Written problem – Include in the output exactly the lines from the opening of the data through the line containing "ph_ticks = [4, 6, 8]", and nothing more.

Information provided –
--- Begin ---
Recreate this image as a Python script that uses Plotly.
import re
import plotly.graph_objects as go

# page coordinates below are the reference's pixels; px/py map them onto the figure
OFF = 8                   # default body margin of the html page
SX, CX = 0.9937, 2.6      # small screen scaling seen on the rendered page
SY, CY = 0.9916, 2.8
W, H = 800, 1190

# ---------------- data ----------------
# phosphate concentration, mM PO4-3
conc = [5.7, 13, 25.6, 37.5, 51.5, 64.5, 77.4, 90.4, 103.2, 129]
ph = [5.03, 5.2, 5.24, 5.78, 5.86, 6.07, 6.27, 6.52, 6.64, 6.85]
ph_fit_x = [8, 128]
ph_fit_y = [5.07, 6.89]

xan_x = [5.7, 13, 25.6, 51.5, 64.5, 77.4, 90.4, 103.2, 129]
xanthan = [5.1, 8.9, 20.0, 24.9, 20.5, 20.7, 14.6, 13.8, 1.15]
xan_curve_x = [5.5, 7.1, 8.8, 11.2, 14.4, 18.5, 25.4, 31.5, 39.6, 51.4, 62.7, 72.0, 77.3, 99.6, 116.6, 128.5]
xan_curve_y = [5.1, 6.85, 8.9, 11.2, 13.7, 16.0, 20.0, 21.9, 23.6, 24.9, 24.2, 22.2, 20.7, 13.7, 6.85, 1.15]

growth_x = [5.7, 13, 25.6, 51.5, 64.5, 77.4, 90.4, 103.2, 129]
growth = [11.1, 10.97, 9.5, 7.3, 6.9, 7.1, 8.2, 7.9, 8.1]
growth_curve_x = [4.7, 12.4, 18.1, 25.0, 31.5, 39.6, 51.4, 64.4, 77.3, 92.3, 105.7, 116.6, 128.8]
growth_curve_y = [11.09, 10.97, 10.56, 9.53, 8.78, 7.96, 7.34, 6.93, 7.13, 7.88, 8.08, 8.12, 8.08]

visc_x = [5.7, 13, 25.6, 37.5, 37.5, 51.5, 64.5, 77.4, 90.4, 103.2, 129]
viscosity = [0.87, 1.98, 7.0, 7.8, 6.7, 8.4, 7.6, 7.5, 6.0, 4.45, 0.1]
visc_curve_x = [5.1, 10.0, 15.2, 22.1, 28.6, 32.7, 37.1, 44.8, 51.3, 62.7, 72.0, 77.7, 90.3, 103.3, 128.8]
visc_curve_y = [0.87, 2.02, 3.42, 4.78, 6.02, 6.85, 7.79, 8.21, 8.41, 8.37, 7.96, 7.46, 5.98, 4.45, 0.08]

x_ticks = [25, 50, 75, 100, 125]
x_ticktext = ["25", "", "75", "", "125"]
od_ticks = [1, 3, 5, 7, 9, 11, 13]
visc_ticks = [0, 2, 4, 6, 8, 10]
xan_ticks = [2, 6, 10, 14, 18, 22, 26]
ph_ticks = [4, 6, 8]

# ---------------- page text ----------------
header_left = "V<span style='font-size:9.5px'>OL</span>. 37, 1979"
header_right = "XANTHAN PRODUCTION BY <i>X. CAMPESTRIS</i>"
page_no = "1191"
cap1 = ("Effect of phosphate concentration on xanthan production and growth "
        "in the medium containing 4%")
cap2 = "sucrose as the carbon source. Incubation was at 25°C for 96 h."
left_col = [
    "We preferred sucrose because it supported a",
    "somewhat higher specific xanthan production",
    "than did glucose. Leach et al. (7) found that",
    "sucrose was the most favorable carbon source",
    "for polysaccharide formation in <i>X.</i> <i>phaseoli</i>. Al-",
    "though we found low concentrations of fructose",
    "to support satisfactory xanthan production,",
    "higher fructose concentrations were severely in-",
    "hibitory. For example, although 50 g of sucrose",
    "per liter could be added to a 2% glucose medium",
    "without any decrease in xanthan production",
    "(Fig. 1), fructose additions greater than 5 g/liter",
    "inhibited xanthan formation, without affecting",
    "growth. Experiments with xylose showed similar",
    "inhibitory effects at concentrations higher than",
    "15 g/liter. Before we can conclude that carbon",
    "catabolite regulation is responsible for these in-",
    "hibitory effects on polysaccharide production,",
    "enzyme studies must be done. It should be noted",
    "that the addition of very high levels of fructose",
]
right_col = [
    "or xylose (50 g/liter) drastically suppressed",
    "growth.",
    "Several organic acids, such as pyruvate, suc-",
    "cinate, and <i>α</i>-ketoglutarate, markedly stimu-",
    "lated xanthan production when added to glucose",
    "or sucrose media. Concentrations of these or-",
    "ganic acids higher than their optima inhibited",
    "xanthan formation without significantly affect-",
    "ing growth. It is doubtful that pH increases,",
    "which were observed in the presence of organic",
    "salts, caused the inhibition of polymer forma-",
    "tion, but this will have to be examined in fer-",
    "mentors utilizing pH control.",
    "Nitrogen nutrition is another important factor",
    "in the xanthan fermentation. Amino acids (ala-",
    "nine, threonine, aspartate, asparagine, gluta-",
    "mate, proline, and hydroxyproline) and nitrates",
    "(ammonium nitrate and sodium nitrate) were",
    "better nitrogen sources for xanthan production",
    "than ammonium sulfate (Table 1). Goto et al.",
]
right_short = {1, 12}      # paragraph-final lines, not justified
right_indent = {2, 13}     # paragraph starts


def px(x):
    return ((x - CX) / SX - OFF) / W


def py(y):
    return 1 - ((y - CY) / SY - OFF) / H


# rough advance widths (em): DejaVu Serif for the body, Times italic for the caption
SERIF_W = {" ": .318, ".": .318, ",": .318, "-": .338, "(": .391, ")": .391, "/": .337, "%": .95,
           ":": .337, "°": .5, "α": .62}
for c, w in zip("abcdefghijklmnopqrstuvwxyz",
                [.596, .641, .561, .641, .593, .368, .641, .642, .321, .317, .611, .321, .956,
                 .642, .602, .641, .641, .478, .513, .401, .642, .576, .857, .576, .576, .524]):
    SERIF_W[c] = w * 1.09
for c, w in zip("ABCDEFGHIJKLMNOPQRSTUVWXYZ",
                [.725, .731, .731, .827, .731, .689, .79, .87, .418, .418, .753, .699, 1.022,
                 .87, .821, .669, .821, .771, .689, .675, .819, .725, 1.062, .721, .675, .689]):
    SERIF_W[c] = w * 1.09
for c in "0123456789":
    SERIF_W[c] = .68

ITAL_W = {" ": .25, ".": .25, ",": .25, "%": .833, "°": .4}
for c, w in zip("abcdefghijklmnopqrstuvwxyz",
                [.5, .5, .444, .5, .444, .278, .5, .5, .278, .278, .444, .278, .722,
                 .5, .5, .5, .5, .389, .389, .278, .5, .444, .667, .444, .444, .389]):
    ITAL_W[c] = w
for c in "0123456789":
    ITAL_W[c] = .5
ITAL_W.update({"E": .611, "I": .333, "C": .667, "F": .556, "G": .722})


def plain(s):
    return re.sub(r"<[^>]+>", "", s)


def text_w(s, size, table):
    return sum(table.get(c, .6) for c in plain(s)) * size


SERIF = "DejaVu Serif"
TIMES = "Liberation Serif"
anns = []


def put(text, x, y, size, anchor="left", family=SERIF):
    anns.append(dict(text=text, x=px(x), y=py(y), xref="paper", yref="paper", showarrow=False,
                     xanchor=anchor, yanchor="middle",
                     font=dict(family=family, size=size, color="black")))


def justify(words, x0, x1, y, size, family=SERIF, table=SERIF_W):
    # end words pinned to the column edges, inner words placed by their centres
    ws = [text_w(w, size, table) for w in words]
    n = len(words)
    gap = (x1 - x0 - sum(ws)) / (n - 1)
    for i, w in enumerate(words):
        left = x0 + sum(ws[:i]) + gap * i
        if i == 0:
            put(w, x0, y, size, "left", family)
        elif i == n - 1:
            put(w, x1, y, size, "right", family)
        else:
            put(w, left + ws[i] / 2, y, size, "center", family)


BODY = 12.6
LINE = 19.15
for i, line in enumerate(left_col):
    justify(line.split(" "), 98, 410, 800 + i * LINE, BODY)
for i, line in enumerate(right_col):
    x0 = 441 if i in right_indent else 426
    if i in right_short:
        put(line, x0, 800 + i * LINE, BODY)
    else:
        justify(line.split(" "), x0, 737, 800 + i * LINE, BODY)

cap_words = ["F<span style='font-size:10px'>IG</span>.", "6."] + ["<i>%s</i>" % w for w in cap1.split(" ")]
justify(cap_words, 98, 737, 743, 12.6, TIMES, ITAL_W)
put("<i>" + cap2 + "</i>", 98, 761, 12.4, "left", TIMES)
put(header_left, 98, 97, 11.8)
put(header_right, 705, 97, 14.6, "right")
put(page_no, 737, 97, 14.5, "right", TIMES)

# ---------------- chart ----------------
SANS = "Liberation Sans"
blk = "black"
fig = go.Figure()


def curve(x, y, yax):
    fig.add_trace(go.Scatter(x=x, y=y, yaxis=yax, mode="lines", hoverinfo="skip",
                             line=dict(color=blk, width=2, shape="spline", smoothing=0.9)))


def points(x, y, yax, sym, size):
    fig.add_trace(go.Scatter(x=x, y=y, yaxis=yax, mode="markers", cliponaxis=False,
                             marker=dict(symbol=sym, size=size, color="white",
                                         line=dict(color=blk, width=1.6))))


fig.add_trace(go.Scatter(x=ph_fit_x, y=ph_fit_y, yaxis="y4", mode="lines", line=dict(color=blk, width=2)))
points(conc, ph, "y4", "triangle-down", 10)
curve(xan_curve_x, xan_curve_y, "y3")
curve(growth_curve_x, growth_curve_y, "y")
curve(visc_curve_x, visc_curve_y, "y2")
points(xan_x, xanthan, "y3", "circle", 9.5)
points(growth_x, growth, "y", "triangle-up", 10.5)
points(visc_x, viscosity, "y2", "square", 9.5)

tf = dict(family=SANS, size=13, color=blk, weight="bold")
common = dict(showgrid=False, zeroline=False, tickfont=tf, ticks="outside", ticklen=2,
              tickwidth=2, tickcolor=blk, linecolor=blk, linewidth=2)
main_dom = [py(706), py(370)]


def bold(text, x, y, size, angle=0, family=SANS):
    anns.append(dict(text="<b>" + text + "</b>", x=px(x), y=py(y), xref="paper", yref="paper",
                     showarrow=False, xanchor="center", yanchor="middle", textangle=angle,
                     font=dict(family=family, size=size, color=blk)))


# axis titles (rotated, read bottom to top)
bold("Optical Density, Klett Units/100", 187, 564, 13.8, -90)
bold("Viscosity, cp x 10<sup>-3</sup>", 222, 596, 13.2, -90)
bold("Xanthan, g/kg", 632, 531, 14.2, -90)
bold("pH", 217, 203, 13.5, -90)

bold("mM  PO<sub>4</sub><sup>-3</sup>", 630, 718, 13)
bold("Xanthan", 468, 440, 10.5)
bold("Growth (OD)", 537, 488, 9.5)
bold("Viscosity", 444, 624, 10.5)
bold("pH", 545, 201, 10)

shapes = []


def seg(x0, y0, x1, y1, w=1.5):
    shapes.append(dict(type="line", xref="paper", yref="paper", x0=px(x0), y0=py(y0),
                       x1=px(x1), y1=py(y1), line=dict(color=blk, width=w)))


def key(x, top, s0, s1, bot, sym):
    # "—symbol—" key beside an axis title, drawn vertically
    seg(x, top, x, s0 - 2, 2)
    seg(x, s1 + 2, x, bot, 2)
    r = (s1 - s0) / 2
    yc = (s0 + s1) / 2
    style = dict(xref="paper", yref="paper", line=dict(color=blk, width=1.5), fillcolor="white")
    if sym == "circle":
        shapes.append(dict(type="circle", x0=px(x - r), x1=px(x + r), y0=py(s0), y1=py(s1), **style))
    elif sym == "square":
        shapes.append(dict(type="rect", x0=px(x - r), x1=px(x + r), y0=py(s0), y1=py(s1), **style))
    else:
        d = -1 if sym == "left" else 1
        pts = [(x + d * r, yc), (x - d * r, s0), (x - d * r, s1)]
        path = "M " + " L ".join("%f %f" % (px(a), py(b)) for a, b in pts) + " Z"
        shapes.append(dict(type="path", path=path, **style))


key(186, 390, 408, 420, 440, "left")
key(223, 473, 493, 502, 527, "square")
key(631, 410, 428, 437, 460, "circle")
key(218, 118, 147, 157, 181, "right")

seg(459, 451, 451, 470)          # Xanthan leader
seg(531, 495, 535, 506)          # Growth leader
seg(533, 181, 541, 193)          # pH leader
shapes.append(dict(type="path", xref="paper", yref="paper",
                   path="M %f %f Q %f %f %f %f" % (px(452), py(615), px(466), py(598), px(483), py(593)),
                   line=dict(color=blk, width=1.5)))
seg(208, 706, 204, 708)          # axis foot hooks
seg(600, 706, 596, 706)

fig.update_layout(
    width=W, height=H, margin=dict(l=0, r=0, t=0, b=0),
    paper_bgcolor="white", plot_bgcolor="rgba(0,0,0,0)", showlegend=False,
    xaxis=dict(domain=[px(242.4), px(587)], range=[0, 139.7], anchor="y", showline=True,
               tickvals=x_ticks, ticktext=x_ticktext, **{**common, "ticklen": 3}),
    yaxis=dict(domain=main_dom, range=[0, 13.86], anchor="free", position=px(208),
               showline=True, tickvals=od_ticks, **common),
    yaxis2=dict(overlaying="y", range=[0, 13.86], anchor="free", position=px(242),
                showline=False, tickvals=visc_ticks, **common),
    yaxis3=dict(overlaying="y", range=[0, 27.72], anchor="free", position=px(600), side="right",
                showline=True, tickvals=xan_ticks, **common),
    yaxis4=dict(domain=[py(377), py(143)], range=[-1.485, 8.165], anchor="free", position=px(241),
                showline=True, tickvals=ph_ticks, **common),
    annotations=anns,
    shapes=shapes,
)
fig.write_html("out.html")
--- End ---
Answer to this exercise –
Recreate this image as a Python script that uses Plotly.
import re
import plotly.graph_objects as go

# page coordinates below are the reference's pixels; px/py map them onto the figure
OFF = 8                   # default body margin of the html page
SX, CX = 0.9937, 2.6      # small screen scaling seen on the rendered page
SY, CY = 0.9916, 2.8
W, H = 800, 1190

# ---------------- data ----------------
# phosphate concentration, mM PO4-3
conc = [5.7, 13, 25.6, 37.5, 51.5, 64.5, 77.4, 90.4, 103.2, 129]
ph = [5.03, 5.2, 5.24, 5.78, 5.86, 6.07, 6.27, 6.52, 6.64, 6.85]
ph_fit_x = [8, 128]
ph_fit_y = [5.07, 6.89]

xan_x = [5.7, 13, 25.6, 51.5, 64.5, 77.4, 90.4, 103.2, 129]
xanthan = [5.1, 8.9, 20.0, 24.9, 20.5, 20.7, 14.6, 13.8, 1.15]
xan_curve_x = [5.5, 7.1, 8.8, 11.2, 14.4, 18.5, 25.4, 31.5, 39.6, 51.4, 62.7, 72.0, 77.3, 99.6, 116.6, 128.5]
xan_curve_y = [5.1, 6.85, 8.9, 11.2, 13.7, 16.0, 20.0, 21.9, 23.6, 24.9, 24.2, 22.2, 20.7, 13.7, 6.85, 1.15]

growth_x = [5.7, 13, 25.6, 51.5, 64.5, 77.4, 90.4, 103.2, 129]
growth = [11.1, 10.97, 9.5, 7.3, 6.9, 7.1, 8.2, 7.9, 8.1]
growth_curve_x = [4.7, 12.4, 18.1, 25.0, 31.5, 39.6, 51.4, 64.4, 77.3, 92.3, 105.7, 116.6, 128.8]
growth_curve_y = [11.09, 10.97, 10.56, 9.53, 8.78, 7.96, 7.34, 6.93, 7.13, 7.88, 8.08, 8.12, 8.08]

visc_x = [5.7, 13, 25.6, 37.5, 37.5, 51.5, 64.5, 77.4, 90.4, 103.2, 129]
viscosity = [0.87, 1.98, 7.0, 7.8, 6.7, 8.4, 7.6, 7.5, 6.0, 4.45, 0.1]
visc_curve_x = [5.1, 10.0, 15.2, 22.1, 28.6, 32.7, 37.1, 44.8, 51.3, 62.7, 72.0, 77.7, 90.3, 103.3, 128.8]
visc_curve_y = [0.87, 2.02, 3.42, 4.78, 6.02, 6.85, 7.79, 8.21, 8.41, 8.37, 7.96, 7.46, 5.98, 4.45, 0.08]

x_ticks = [25, 50, 75, 100, 125]
x_ticktext = ["25", "", "75", "", "125"]
od_ticks = [1, 3, 5, 7, 9, 11, 13]
visc_ticks = [0, 2, 4, 6, 8, 10]
xan_ticks = [2, 6, 10, 14, 18, 22, 26]
ph_ticks = [4, 6, 8]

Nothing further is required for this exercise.